Shaking these chains by listening to one's inner voice is what women began to do, forging a new lifestyle in this world. Women began to voice their feelings with other women, realizing they were not alone in feeling like they wanted something beyond a husband and kids and had unique interests beyond the home and societal pressures. Traction grew amongst women in the early 60s, but as newspapers began to discuss the unhappiness of the American housewife, they invalidated women and pushed superficial reasons for their desperation and distress, like new college educations or voting rights for women. Saying these new opportunities were too much pressure and stress for women on top of their duties to the home, they wanted to push women away from academics, calling the educated housewife a “two-headed schizophrenic,” with her developed mental talents contorted knowing she will forever be confined to the bounds of what is expected of her. Nevertheless, womens feeling of something not being right did not stem from outside influence or education but from themselves and how they had began to see themselves. As women stepped out and broke barriers in their day-to-day lives, the media began to catch up and represent this change in greater society with the depiction of a happy housewife like Donna Reed in the late 50s changing to a confident single woman in the later 60s.

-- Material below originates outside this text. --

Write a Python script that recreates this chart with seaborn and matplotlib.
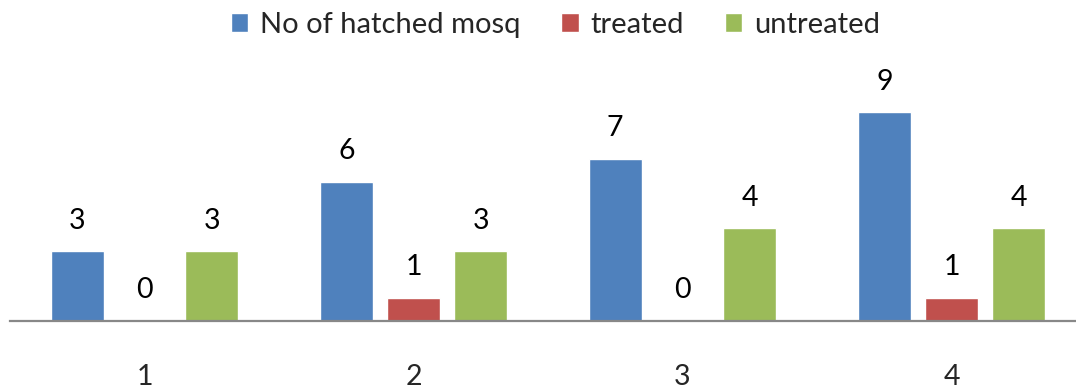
import matplotlib
matplotlib.use("Agg")
import matplotlib.pyplot as plt
import seaborn as sns
import pandas as pd

# Data
trials = ["1", "2", "3", "4"]
hatched = [3, 6, 7, 9]
treated = [0, 1, 0, 1]
untreated = [3, 3, 4, 4]
series_names = ["No of hatched mosq", "treated", "untreated"]
colors = ["#4F81BD", "#C0504D", "#9BBB59"]

rows = []
for name, vals in zip(series_names, [hatched, treated, untreated]):
    for t, v in zip(trials, vals):
        rows.append({"trial": t, "series": name, "value": v})
df = pd.DataFrame(rows)

sns.set_theme(style="white")
plt.rcParams["font.family"] = ["Lato", "DejaVu Sans"]

fig = plt.figure(figsize=(10.76, 3.88), dpi=100)
ax = fig.add_axes([10 / 1076, 67 / 388, 1076 / 1076, 232 / 388])

sns.barplot(data=df, x="trial", y="value", hue="series", order=trials,
            hue_order=series_names, palette=colors, width=0.75, gap=0.21,
            saturation=1, errorbar=None, ax=ax, legend=True)

ax.set_xlim(-0.5, 3.5)
ax.set_ylim(0, 10)

# Value labels above each bar
for container in ax.containers:
    for bar in container:
        h = bar.get_height()
        ax.annotate(f"{int(h)}", (bar.get_x() + bar.get_width() / 2, h),
                    xytext=(0, 22), textcoords="offset points",
                    ha="center", va="center", fontsize=20.5, color="black")

for side in ["left", "right", "top"]:
    ax.spines[side].set_visible(False)
ax.spines["bottom"].set_color("#888888")
ax.spines["bottom"].set_linewidth(1.6)
ax.set_yticks([])
ax.set_xlabel("")
ax.set_ylabel("")
ax.tick_params(axis="x", length=0, pad=31, labelsize=20.5)

handles, labels = ax.get_legend_handles_labels()
ax.legend_.remove()
fig.legend(handles, labels, loc="center", bbox_to_anchor=(0.516, 1 - 25 / 388),
           ncol=3, frameon=False, fontsize=21, handlelength=0.6, handleheight=0.6,
           handletextpad=0.4, columnspacing=1.4, borderaxespad=0)

fig.savefig("out.png", dpi=100)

Suppose historians were to choose television shows to show students in 60 years about the role and status of women in society today. In that case, I presume they would have a much harder time than today with the era of 20th-century feminism. This is obviously due in part to the massive influx in streaming and access to technology, but more importantly, regarding the enormous expansion in expression and possibilities for women in society, no longer a group easily characterized into one common identity of the masses. Ideas like that of a woman's place being the kitchen began to be perceived as unrealistic and comical as women began to explore and expand the possibilities of their daily life and future, illustrating what Freidan means when she boils the issue down to women wanting to have something in their life for themselves.